● **DATASET EXCERPT**:
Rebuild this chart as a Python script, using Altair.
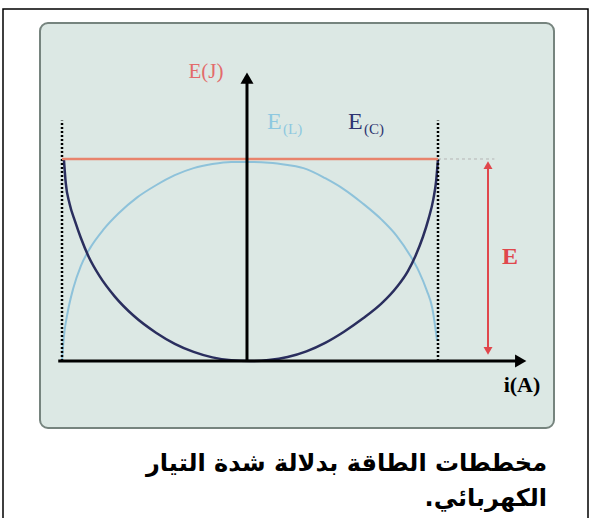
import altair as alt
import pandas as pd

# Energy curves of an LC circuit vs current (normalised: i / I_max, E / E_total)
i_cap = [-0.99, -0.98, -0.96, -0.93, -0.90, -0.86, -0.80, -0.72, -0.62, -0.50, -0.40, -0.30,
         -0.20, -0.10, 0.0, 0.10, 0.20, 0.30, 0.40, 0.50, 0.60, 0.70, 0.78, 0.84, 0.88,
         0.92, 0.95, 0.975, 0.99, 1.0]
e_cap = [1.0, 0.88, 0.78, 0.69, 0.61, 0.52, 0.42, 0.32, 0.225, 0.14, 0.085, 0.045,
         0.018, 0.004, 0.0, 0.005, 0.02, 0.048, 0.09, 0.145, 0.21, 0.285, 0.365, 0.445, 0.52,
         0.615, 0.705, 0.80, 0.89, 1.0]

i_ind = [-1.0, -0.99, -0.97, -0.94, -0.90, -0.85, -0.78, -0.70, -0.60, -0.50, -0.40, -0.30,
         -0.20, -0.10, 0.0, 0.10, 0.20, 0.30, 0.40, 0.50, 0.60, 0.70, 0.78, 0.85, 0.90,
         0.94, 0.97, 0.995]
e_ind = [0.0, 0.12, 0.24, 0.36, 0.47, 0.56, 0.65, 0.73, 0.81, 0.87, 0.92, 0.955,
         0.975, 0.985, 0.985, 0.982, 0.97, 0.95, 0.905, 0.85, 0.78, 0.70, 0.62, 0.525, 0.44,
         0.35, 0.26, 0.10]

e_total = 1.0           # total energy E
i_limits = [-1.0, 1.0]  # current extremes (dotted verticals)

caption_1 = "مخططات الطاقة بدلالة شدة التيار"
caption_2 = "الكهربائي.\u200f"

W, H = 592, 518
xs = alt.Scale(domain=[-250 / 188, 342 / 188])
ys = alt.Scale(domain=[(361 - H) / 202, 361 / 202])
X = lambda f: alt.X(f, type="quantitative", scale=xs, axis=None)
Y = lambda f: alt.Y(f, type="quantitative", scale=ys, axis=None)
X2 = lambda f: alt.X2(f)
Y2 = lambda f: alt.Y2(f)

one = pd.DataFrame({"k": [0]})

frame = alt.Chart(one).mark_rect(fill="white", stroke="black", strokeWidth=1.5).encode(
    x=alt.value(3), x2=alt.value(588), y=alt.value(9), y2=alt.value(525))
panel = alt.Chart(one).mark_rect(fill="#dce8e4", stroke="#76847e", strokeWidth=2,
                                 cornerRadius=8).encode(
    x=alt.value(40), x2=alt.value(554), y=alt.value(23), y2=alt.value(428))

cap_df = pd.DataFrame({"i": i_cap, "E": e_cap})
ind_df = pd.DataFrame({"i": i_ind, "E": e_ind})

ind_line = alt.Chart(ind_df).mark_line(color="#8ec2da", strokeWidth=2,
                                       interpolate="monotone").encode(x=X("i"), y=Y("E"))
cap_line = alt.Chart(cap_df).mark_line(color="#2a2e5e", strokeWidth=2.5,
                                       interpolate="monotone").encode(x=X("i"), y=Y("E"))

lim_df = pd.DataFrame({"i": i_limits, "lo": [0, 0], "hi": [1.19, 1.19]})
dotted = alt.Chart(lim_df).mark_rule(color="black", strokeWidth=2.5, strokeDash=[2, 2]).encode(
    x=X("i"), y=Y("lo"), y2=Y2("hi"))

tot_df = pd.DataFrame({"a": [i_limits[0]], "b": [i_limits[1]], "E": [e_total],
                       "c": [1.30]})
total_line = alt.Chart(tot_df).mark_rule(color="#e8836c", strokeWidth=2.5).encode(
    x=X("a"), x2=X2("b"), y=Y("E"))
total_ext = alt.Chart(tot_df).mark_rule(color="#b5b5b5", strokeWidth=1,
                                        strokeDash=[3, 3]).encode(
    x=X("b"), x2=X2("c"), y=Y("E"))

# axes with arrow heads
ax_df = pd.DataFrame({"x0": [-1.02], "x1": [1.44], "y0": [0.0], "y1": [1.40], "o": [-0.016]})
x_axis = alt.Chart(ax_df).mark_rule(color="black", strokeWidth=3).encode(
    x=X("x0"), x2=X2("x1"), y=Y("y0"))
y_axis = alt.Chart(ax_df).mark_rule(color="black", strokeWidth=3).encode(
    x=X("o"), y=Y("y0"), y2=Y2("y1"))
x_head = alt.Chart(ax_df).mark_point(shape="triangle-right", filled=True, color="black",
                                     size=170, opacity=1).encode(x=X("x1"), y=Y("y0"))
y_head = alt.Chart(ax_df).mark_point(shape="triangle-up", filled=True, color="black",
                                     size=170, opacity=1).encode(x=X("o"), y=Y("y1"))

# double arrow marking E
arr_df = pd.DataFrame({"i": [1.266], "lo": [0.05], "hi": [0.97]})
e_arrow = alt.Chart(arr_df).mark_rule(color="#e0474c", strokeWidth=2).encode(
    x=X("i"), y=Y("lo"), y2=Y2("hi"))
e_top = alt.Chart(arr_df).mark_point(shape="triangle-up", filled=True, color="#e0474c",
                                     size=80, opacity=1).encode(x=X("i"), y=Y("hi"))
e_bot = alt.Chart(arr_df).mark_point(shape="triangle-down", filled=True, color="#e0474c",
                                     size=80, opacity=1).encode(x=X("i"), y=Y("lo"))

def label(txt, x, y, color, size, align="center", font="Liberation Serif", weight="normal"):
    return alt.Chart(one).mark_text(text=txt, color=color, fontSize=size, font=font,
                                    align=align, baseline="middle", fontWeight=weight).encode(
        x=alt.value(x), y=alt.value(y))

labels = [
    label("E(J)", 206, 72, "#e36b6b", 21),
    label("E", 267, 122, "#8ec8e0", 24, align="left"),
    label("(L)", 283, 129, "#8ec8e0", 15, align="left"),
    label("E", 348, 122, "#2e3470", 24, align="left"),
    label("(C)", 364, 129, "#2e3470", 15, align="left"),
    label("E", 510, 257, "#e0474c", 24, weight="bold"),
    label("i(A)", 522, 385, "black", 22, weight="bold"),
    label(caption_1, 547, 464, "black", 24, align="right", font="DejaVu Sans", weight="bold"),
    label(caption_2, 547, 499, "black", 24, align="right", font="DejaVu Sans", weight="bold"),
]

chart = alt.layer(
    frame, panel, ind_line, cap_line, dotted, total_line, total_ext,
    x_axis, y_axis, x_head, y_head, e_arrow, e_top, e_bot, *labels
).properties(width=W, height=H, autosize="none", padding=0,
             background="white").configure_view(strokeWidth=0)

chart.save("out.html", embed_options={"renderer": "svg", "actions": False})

● **GOAL**:
Print the complete listing exactly as it stands, without its pictures.

● **EXPECTED ANSWER**:
Rebuild this chart as a Python script, using Altair.
import altair as alt
import pandas as pd

# Energy curves of an LC circuit vs current (normalised: i / I_max, E / E_total)
i_cap = [-0.99, -0.98, -0.96, -0.93, -0.90, -0.86, -0.80, -0.72, -0.62, -0.50, -0.40, -0.30,
         -0.20, -0.10, 0.0, 0.10, 0.20, 0.30, 0.40, 0.50, 0.60, 0.70, 0.78, 0.84, 0.88,
         0.92, 0.95, 0.975, 0.99, 1.0]
e_cap = [1.0, 0.88, 0.78, 0.69, 0.61, 0.52, 0.42, 0.32, 0.225, 0.14, 0.085, 0.045,
         0.018, 0.004, 0.0, 0.005, 0.02, 0.048, 0.09, 0.145, 0.21, 0.285, 0.365, 0.445, 0.52,
         0.615, 0.705, 0.80, 0.89, 1.0]

i_ind = [-1.0, -0.99, -0.97, -0.94, -0.90, -0.85, -0.78, -0.70, -0.60, -0.50, -0.40, -0.30,
         -0.20, -0.10, 0.0, 0.10, 0.20, 0.30, 0.40, 0.50, 0.60, 0.70, 0.78, 0.85, 0.90,
         0.94, 0.97, 0.995]
e_ind = [0.0, 0.12, 0.24, 0.36, 0.47, 0.56, 0.65, 0.73, 0.81, 0.87, 0.92, 0.955,
         0.975, 0.985, 0.985, 0.982, 0.97, 0.95, 0.905, 0.85, 0.78, 0.70, 0.62, 0.525, 0.44,
         0.35, 0.26, 0.10]

e_total = 1.0           # total energy E
i_limits = [-1.0, 1.0]  # current extremes (dotted verticals)

caption_1 = "مخططات الطاقة بدلالة شدة التيار"
caption_2 = "الكهربائي.\u200f"

W, H = 592, 518
xs = alt.Scale(domain=[-250 / 188, 342 / 188])
ys = alt.Scale(domain=[(361 - H) / 202, 361 / 202])
X = lambda f: alt.X(f, type="quantitative", scale=xs, axis=None)
Y = lambda f: alt.Y(f, type="quantitative", scale=ys, axis=None)
X2 = lambda f: alt.X2(f)
Y2 = lambda f: alt.Y2(f)

one = pd.DataFrame({"k": [0]})

frame = alt.Chart(one).mark_rect(fill="white", stroke="black", strokeWidth=1.5).encode(
    x=alt.value(3), x2=alt.value(588), y=alt.value(9), y2=alt.value(525))
panel = alt.Chart(one).mark_rect(fill="#dce8e4", stroke="#76847e", strokeWidth=2,
                                 cornerRadius=8).encode(
    x=alt.value(40), x2=alt.value(554), y=alt.value(23), y2=alt.value(428))

cap_df = pd.DataFrame({"i": i_cap, "E": e_cap})
ind_df = pd.DataFrame({"i": i_ind, "E": e_ind})

ind_line = alt.Chart(ind_df).mark_line(color="#8ec2da", strokeWidth=2,
                                       interpolate="monotone").encode(x=X("i"), y=Y("E"))
cap_line = alt.Chart(cap_df).mark_line(color="#2a2e5e", strokeWidth=2.5,
                                       interpolate="monotone").encode(x=X("i"), y=Y("E"))

lim_df = pd.DataFrame({"i": i_limits, "lo": [0, 0], "hi": [1.19, 1.19]})
dotted = alt.Chart(lim_df).mark_rule(color="black", strokeWidth=2.5, strokeDash=[2, 2]).encode(
    x=X("i"), y=Y("lo"), y2=Y2("hi"))

tot_df = pd.DataFrame({"a": [i_limits[0]], "b": [i_limits[1]], "E": [e_total],
                       "c": [1.30]})
total_line = alt.Chart(tot_df).mark_rule(color="#e8836c", strokeWidth=2.5).encode(
    x=X("a"), x2=X2("b"), y=Y("E"))
total_ext = alt.Chart(tot_df).mark_rule(color="#b5b5b5", strokeWidth=1,
                                        strokeDash=[3, 3]).encode(
    x=X("b"), x2=X2("c"), y=Y("E"))

# axes with arrow heads
ax_df = pd.DataFrame({"x0": [-1.02], "x1": [1.44], "y0": [0.0], "y1": [1.40], "o": [-0.016]})
x_axis = alt.Chart(ax_df).mark_rule(color="black", strokeWidth=3).encode(
    x=X("x0"), x2=X2("x1"), y=Y("y0"))
y_axis = alt.Chart(ax_df).mark_rule(color="black", strokeWidth=3).encode(
    x=X("o"), y=Y("y0"), y2=Y2("y1"))
x_head = alt.Chart(ax_df).mark_point(shape="triangle-right", filled=True, color="black",
                                     size=170, opacity=1).encode(x=X("x1"), y=Y("y0"))
y_head = alt.Chart(ax_df).mark_point(shape="triangle-up", filled=True, color="black",
                                     size=170, opacity=1).encode(x=X("o"), y=Y("y1"))

# double arrow marking E
arr_df = pd.DataFrame({"i": [1.266], "lo": [0.05], "hi": [0.97]})
e_arrow = alt.Chart(arr_df).mark_rule(color="#e0474c", strokeWidth=2).encode(
    x=X("i"), y=Y("lo"), y2=Y2("hi"))
e_top = alt.Chart(arr_df).mark_point(shape="triangle-up", filled=True, color="#e0474c",
                                     size=80, opacity=1).encode(x=X("i"), y=Y("hi"))
e_bot = alt.Chart(arr_df).mark_point(shape="triangle-down", filled=True, color="#e0474c",
                                     size=80, opacity=1).encode(x=X("i"), y=Y("lo"))

def label(txt, x, y, color, size, align="center", font="Liberation Serif", weight="normal"):
    return alt.Chart(one).mark_text(text=txt, color=color, fontSize=size, font=font,
                                    align=align, baseline="middle", fontWeight=weight).encode(
        x=alt.value(x), y=alt.value(y))

labels = [
    label("E(J)", 206, 72, "#e36b6b", 21),
    label("E", 267, 122, "#8ec8e0", 24, align="left"),
    label("(L)", 283, 129, "#8ec8e0", 15, align="left"),
    label("E", 348, 122, "#2e3470", 24, align="left"),
    label("(C)", 364, 129, "#2e3470", 15, align="left"),
    label("E", 510, 257, "#e0474c", 24, weight="bold"),
    label("i(A)", 522, 385, "black", 22, weight="bold"),
    label(caption_1, 547, 464, "black", 24, align="right", font="DejaVu Sans", weight="bold"),
    label(caption_2, 547, 499, "black", 24, align="right", font="DejaVu Sans", weight="bold"),
]

chart = alt.layer(
    frame, panel, ind_line, cap_line, dotted, total_line, total_ext,
    x_axis, y_axis, x_head, y_head, e_arrow, e_top, e_bot, *labels
).properties(width=W, height=H, autosize="none", padding=0,
             background="white").configure_view(strokeWidth=0)

chart.save("out.html", embed_options={"renderer": "svg", "actions": False})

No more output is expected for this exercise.